**Your objective**
Will you write out the data exactly, excluding every picture?

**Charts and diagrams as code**

################

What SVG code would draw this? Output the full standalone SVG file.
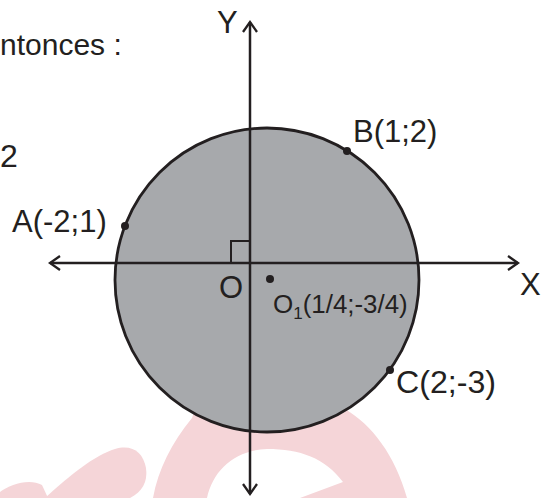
<svg xmlns="http://www.w3.org/2000/svg" width="554" height="498" viewBox="0 0 554 498">
<style>
.t{font-family:"Liberation Sans",Arial,sans-serif;fill:#231f20}
.lb{font-size:31px}
.ax{stroke:#231f20;stroke-width:2.5;fill:none}
.dot{fill:#231f20}
.wm{fill:#f5d5d8}
</style>
<defs>
<marker id="arr" markerWidth="14" markerHeight="16" refX="11" refY="8" orient="auto" markerUnits="userSpaceOnUse">
<path d="M1,1 L11,8 L1,15" fill="none" stroke="#231f20" stroke-width="2.3"/>
</marker>
</defs>
<rect width="554" height="498" fill="#fff"/>
<g id="watermark">
<path class="wm" d="M0,492 C10,484 30,478 42,485 L48,498 L0,498 Z"/>
<path class="wm" d="M45,498 C70,475 95,455 115,449 C132,444 143,452 146,468 C148,482 142,492 130,498 Z"/>
<path class="wm" d="M153,498 C158,470 172,442 192,418 L200,395 L340,392 L345,409 C372,425 395,455 407,498 L300,498 L343,482 C325,458 300,449 267,449 C235,450 213,470 207,498 Z"/>
</g>
<g id="circle">
<circle cx="267" cy="280" r="152" fill="#a7a9ac" stroke="#231f20" stroke-width="2.8"/>
</g>
<g id="connectors">
<line class="ax" x1="250" y1="263" x2="50" y2="263" marker-end="url(#arr)"/>
<line class="ax" x1="250" y1="263" x2="518" y2="263" marker-end="url(#arr)"/>
<line class="ax" x1="250" y1="263" x2="250" y2="22" marker-end="url(#arr)"/>
<line class="ax" x1="250" y1="263" x2="250" y2="494" marker-end="url(#arr)"/>
<path d="M231,263 V241 H250" fill="none" stroke="#231f20" stroke-width="2"/>
</g>
<g id="text-top">
<text class="t" x="0" y="55" font-size="30">ntonces :</text>
<text class="t" x="0" y="167" font-size="32">2</text>
</g>
<g id="axis-labels">
<text class="t lb" x="217" y="33">Y</text>
<text class="t lb" x="520" y="295">X</text>
<text class="t lb" x="219" y="298">O</text>
</g>
<g id="point-A">
<circle class="dot" cx="125" cy="226" r="4"/>
<text class="t lb" x="12" y="232">A(-2;1)</text>
</g>
<g id="point-B">
<circle class="dot" cx="347" cy="151" r="4"/>
<text class="t lb" x="353" y="142">B(1;2)</text>
</g>
<g id="point-C">
<circle class="dot" cx="390" cy="370" r="4"/>
<text class="t lb" x="396" y="393" textLength="100" lengthAdjust="spacingAndGlyphs">C(2;-3)</text>
</g>
<g id="point-O1">
<circle class="dot" cx="270" cy="279" r="4"/>
<text class="t" x="273" y="313" font-size="26">O<tspan font-size="17" dy="6">1</tspan><tspan dy="-6" textLength="105" lengthAdjust="spacingAndGlyphs">(1/4;-3/4)</tspan></text>
</g>
</svg>
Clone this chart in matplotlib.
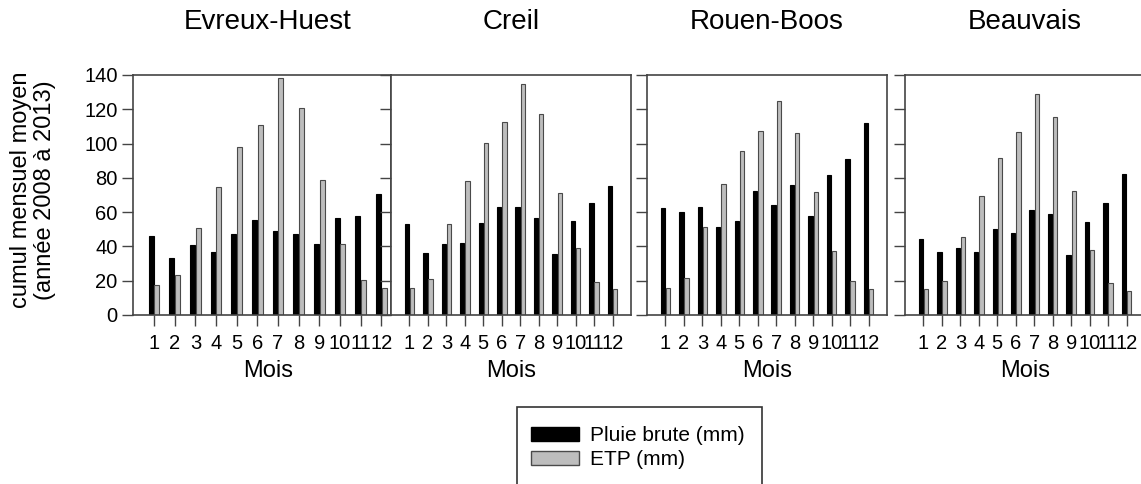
import numpy as np
import matplotlib.pyplot as plt
from matplotlib.patches import Patch, Rectangle

plt.rcParams['font.family'] = ['Liberation Sans', 'DejaVu Sans']

mois = np.arange(1, 13)
stations = ['Evreux-Huest', 'Creil', 'Rouen-Boos', 'Beauvais']

pluie_evreux = [45.8, 33.1, 41.1, 37.0, 47.4, 55.4, 49.0, 47.0, 41.3, 56.8, 57.6, 70.3]
etp_evreux = [17.6, 23.1, 50.7, 74.4, 97.9, 110.8, 138.0, 120.8, 78.5, 41.7, 20.6, 15.5]
pluie_creil = [52.9, 36.0, 41.5, 42.1, 53.5, 62.8, 63.0, 56.4, 35.8, 55.0, 65.4, 75.0]
etp_creil = [15.7, 21.1, 52.9, 77.9, 100.2, 112.8, 134.9, 117.3, 71.1, 38.8, 19.4, 14.9]
pluie_rouen = [62.3, 59.9, 63.2, 51.5, 55.0, 72.1, 64.0, 75.6, 57.8, 81.8, 91.0, 112.0]
etp_rouen = [15.9, 21.3, 51.1, 76.2, 95.6, 107.3, 124.7, 106.3, 71.5, 37.4, 19.8, 15.1]
pluie_beauvais = [44.1, 36.8, 39.2, 37.0, 50.1, 47.6, 61.3, 59.1, 35.2, 54.4, 65.2, 82.2]
etp_beauvais = [15.1, 19.6, 45.6, 69.3, 91.4, 106.7, 129.2, 115.5, 72.6, 38.0, 18.8, 14.1]

pluie = [pluie_evreux, pluie_creil, pluie_rouen, pluie_beauvais]
etp = [etp_evreux, etp_creil, etp_rouen, etp_beauvais]

W, H = 1141, 484
fig = plt.figure(figsize=(W / 100, H / 100), dpi=100)

# left pixel, width pixel, xlim for each panel
panels = [(133, 258, (-0.016, 12.466)),
          (391, 240, (0.0, 13.0)),
          (647, 240, (0.0, 13.0)),
          (905, 240, (0.0, 13.0))]
top, bottom = 75, 315
axcol = '#444444'

for k in range(4):
    left, width, xlim = panels[k]
    ax = fig.add_axes([left / W, 1 - bottom / H, width / W, (bottom - top) / H])
    ax.bar(mois - 0.14, pluie[k], 0.24, color='black', edgecolor='black', lw=0.8)
    ax.bar(mois + 0.14, etp[k], 0.24, color='#bdbdbd', edgecolor='#4a4a4a', lw=0.8)
    ax.set_xlim(xlim)
    ax.set_ylim(0, 140)
    ax.set_xticks(mois)
    ax.set_yticks(range(0, 141, 20))
    ax.tick_params(direction='out', length=8, width=1, color=axcol, labelsize=14.5)
    ax.tick_params(axis='x', pad=6)
    ax.tick_params(axis='y', pad=3)
    if k > 0:
        ax.tick_params(axis='y', labelleft=False)
    for s in ax.spines.values():
        s.set_color(axcol)
        s.set_linewidth(1.2)
    tr = ax.get_xaxis_transform()
    ax.text(6.5, (bottom - 21.7) / (bottom - top), stations[k], transform=tr,
            ha='center', va='center', fontsize=20)
    ax.text(6.5, (bottom - 371) / (bottom - top), 'Mois', transform=tr,
            ha='center', va='center', fontsize=17)

fig.text(33 / W, 1 - 190 / H, 'cumul mensuel moyen\n(année 2008 à 2013)',
         rotation=90, ha='center', va='center', fontsize=17, linespacing=1.1)

# legend box runs past the bottom edge, as in the original
fig.patches.append(Rectangle((517 / W, -10 / H), 245 / W, (H + 10 - 407) / H,
                             transform=fig.transFigure, facecolor='white',
                             edgecolor='#333333', lw=1.2))
handles = [Patch(facecolor='black', edgecolor='black'),
           Patch(facecolor='#bdbdbd', edgecolor='#4a4a4a')]
leg = fig.legend(handles, ['Pluie brute (mm)', 'ETP (mm)'], loc='upper left',
                 bbox_to_anchor=(531 / W, 1 - 426 / H), borderaxespad=0,
                 frameon=False, fontsize=15,
                 handlelength=2.3, handleheight=0.68, handletextpad=0.55,
                 borderpad=0, labelspacing=0.25)

fig.savefig('out.png', dpi=100)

################

**Exercise response**
What SVG code would draw this? Output the full standalone SVG file.
<svg xmlns="http://www.w3.org/2000/svg" width="554" height="498" viewBox="0 0 554 498">
<style>
.t{font-family:"Liberation Sans",Arial,sans-serif;fill:#231f20}
.lb{font-size:31px}
.ax{stroke:#231f20;stroke-width:2.5;fill:none}
.dot{fill:#231f20}
.wm{fill:#f5d5d8}
</style>
<defs>
<marker id="arr" markerWidth="14" markerHeight="16" refX="11" refY="8" orient="auto" markerUnits="userSpaceOnUse">
<path d="M1,1 L11,8 L1,15" fill="none" stroke="#231f20" stroke-width="2.3"/>
</marker>
</defs>
<rect width="554" height="498" fill="#fff"/>
<g id="watermark">
<path class="wm" d="M0,492 C10,484 30,478 42,485 L48,498 L0,498 Z"/>
<path class="wm" d="M45,498 C70,475 95,455 115,449 C132,444 143,452 146,468 C148,482 142,492 130,498 Z"/>
<path class="wm" d="M153,498 C158,470 172,442 192,418 L200,395 L340,392 L345,409 C372,425 395,455 407,498 L300,498 L343,482 C325,458 300,449 267,449 C235,450 213,470 207,498 Z"/>
</g>
<g id="circle">
<circle cx="267" cy="280" r="152" fill="#a7a9ac" stroke="#231f20" stroke-width="2.8"/>
</g>
<g id="connectors">
<line class="ax" x1="250" y1="263" x2="50" y2="263" marker-end="url(#arr)"/>
<line class="ax" x1="250" y1="263" x2="518" y2="263" marker-end="url(#arr)"/>
<line class="ax" x1="250" y1="263" x2="250" y2="22" marker-end="url(#arr)"/>
<line class="ax" x1="250" y1="263" x2="250" y2="494" marker-end="url(#arr)"/>
<path d="M231,263 V241 H250" fill="none" stroke="#231f20" stroke-width="2"/>
</g>
<g id="text-top">
<text class="t" x="0" y="55" font-size="30">ntonces :</text>
<text class="t" x="0" y="167" font-size="32">2</text>
</g>
<g id="axis-labels">
<text class="t lb" x="217" y="33">Y</text>
<text class="t lb" x="520" y="295">X</text>
<text class="t lb" x="219" y="298">O</text>
</g>
<g id="point-A">
<circle class="dot" cx="125" cy="226" r="4"/>
<text class="t lb" x="12" y="232">A(-2;1)</text>
</g>
<g id="point-B">
<circle class="dot" cx="347" cy="151" r="4"/>
<text class="t lb" x="353" y="142">B(1;2)</text>
</g>
<g id="point-C">
<circle class="dot" cx="390" cy="370" r="4"/>
<text class="t lb" x="396" y="393" textLength="100" lengthAdjust="spacingAndGlyphs">C(2;-3)</text>
</g>
<g id="point-O1">
<circle class="dot" cx="270" cy="279" r="4"/>
<text class="t" x="273" y="313" font-size="26">O<tspan font-size="17" dy="6">1</tspan><tspan dy="-6" textLength="105" lengthAdjust="spacingAndGlyphs">(1/4;-3/4)</tspan></text>
</g>
</svg>
Clone this chart in matplotlib.
import numpy as np
import matplotlib.pyplot as plt
from matplotlib.patches import Patch, Rectangle

plt.rcParams['font.family'] = ['Liberation Sans', 'DejaVu Sans']

mois = np.arange(1, 13)
stations = ['Evreux-Huest', 'Creil', 'Rouen-Boos', 'Beauvais']

pluie_evreux = [45.8, 33.1, 41.1, 37.0, 47.4, 55.4, 49.0, 47.0, 41.3, 56.8, 57.6, 70.3]
etp_evreux = [17.6, 23.1, 50.7, 74.4, 97.9, 110.8, 138.0, 120.8, 78.5, 41.7, 20.6, 15.5]
pluie_creil = [52.9, 36.0, 41.5, 42.1, 53.5, 62.8, 63.0, 56.4, 35.8, 55.0, 65.4, 75.0]
etp_creil = [15.7, 21.1, 52.9, 77.9, 100.2, 112.8, 134.9, 117.3, 71.1, 38.8, 19.4, 14.9]
pluie_rouen = [62.3, 59.9, 63.2, 51.5, 55.0, 72.1, 64.0, 75.6, 57.8, 81.8, 91.0, 112.0]
etp_rouen = [15.9, 21.3, 51.1, 76.2, 95.6, 107.3, 124.7, 106.3, 71.5, 37.4, 19.8, 15.1]
pluie_beauvais = [44.1, 36.8, 39.2, 37.0, 50.1, 47.6, 61.3, 59.1, 35.2, 54.4, 65.2, 82.2]
etp_beauvais = [15.1, 19.6, 45.6, 69.3, 91.4, 106.7, 129.2, 115.5, 72.6, 38.0, 18.8, 14.1]

pluie = [pluie_evreux, pluie_creil, pluie_rouen, pluie_beauvais]
etp = [etp_evreux, etp_creil, etp_rouen, etp_beauvais]

W, H = 1141, 484
fig = plt.figure(figsize=(W / 100, H / 100), dpi=100)

# left pixel, width pixel, xlim for each panel
panels = [(133, 258, (-0.016, 12.466)),
          (391, 240, (0.0, 13.0)),
          (647, 240, (0.0, 13.0)),
          (905, 240, (0.0, 13.0))]
top, bottom = 75, 315
axcol = '#444444'

for k in range(4):
    left, width, xlim = panels[k]
    ax = fig.add_axes([left / W, 1 - bottom / H, width / W, (bottom - top) / H])
    ax.bar(mois - 0.14, pluie[k], 0.24, color='black', edgecolor='black', lw=0.8)
    ax.bar(mois + 0.14, etp[k], 0.24, color='#bdbdbd', edgecolor='#4a4a4a', lw=0.8)
    ax.set_xlim(xlim)
    ax.set_ylim(0, 140)
    ax.set_xticks(mois)
    ax.set_yticks(range(0, 141, 20))
    ax.tick_params(direction='out', length=8, width=1, color=axcol, labelsize=14.5)
    ax.tick_params(axis='x', pad=6)
    ax.tick_params(axis='y', pad=3)
    if k > 0:
        ax.tick_params(axis='y', labelleft=False)
    for s in ax.spines.values():
        s.set_color(axcol)
        s.set_linewidth(1.2)
    tr = ax.get_xaxis_transform()
    ax.text(6.5, (bottom - 21.7) / (bottom - top), stations[k], transform=tr,
            ha='center', va='center', fontsize=20)
    ax.text(6.5, (bottom - 371) / (bottom - top), 'Mois', transform=tr,
            ha='center', va='center', fontsize=17)

fig.text(33 / W, 1 - 190 / H, 'cumul mensuel moyen\n(année 2008 à 2013)',
         rotation=90, ha='center', va='center', fontsize=17, linespacing=1.1)

# legend box runs past the bottom edge, as in the original
fig.patches.append(Rectangle((517 / W, -10 / H), 245 / W, (H + 10 - 407) / H,
                             transform=fig.transFigure, facecolor='white',
                             edgecolor='#333333', lw=1.2))
handles = [Patch(facecolor='black', edgecolor='black'),
           Patch(facecolor='#bdbdbd', edgecolor='#4a4a4a')]
leg = fig.legend(handles, ['Pluie brute (mm)', 'ETP (mm)'], loc='upper left',
                 bbox_to_anchor=(531 / W, 1 - 426 / H), borderaxespad=0,
                 frameon=False, fontsize=15,
                 handlelength=2.3, handleheight=0.68, handletextpad=0.55,
                 borderpad=0, labelspacing=0.25)

fig.savefig('out.png', dpi=100)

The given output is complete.